A relação com o estado mineiro vai além da naturalidade do pesquisador. Quando a espécie ideal for descoberta, ela poderá ser usada para o processo de biolixiviação, o uso de micro-organismos para a obtenção de metais a partir de minérios de baixo teor e rejeitos da mineração – como os que vazaram após o rompimento das barragens das mineradoras Samarco, em 2015, e da Vale, em 2019, no distrito de Bento Rodrigues e em Brumadinho, respectivamente. Nas duas tragédias, 289 pessoas morreram e os rios Doce e Paraopeba foram contaminados. No contexto antártico, o estudo é inédito.

“Sou nascido e criado em Belo Horizonte. É triste ver as montanhas indo embora. Existe um problema na mineração e a ciência pode contribuir para diminuir o impacto ambiental. Espero encontrar uma alternativa sustentável com a pesquisa antártica e levar uma solução para o Brasil”, explicou Rosa. Os primeiros resultados com rejeitos de mineração foram obtidos no início de janeiro e apresentaram bons resultados, mas, ressalve-se, ainda preliminares.

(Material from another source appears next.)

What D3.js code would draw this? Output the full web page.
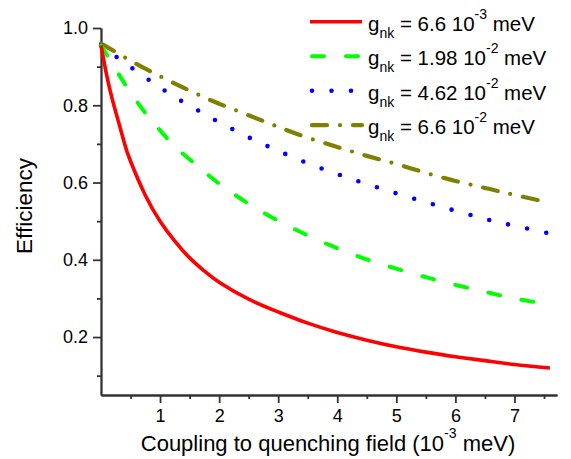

A pesquisa identificou uma espécie que extraiu magnésio e, principalmente, manganês. Em comparação com o teste de controle (onde o fungo não foi aplicado), o resultado de obtenção do minério foi o dobro. O fungo passou 28 dias em contato com uma amostra de rejeito da região de Itabirito, onde a mineradora Vale também opera. O nome da espécie ainda não pode ser divulgado, pois o grupo tentará patentear a descoberta, o que poderá, um dia, gerar recursos para o Brasil.

Segundo a Vale, “o manganês é o quarto metal mais utilizado do mundo. Ele é essencial na fabricação de aço e também de ferroligas, combinações de ferro com um ou mais elementos químicos, como o próprio manganês. Apesar de quase 90% da produção de manganês ser destinada ao setor de siderurgia, suas aplicações incluem ainda a fabricação de fertilizantes, de rações animais e de carros. O Brasil possui 10% das reservas mundiais de manganês, atrás apenas da Ucrânia (24%), África do Sul (22%) e Austrália (16%). A Vale é a maior produtora de manganês no Brasil e responde por cerca de 70% do mercado nacional”.

Na mineração, o rejeito é o resíduo do tratamento do material extraído na mineração, que pode ser ferro, cobre, ouro, entre outros. Normalmente, grandes blocos de rocha e terra precisam ser triturados, lavados e peneirados continuamente. Depois de isolar a parte de interesse, o restante se torna uma espécie de lama, por causa do uso de água, que é mantida em barragens. Rosa explicou que ainda há muito material com valor econômico misturado aos rejeitos, como ferro e manganês, e que a biolixiviação com o fungo antártico poderá ser uma forma de reaproveitar o material descartado nas barragens. Além do possível retorno financeiro, um dos objetivos é diminuir o impacto ambiental da mineração. Com o avanço da pesquisa, a expectativa é encontrar espécies que também reajam à presença de ferro, por exemplo, e que poderiam ser usadas para diminuir o estrago causado pelo rompimento das barragens em Mariana e Brumadinho.

“Ao retirar mais do rejeito, será possível diminuir a mineração bruta. Não é necessário cavar outro buraco, explorar mais. É uma ideia e quero trazer a Antártica para esse panorama. A partir disso, outros pesquisadores poderão se interessar pelo assunto e fazer o mesmo. Todos ganham”, afirmou. Mesmo ainda em fase de testes, apenas a ciência pode permitir imaginar um horizonte com menos lama e mais montanhas, no qual a solução talvez esteja no caminho para o extremo sul do mundo.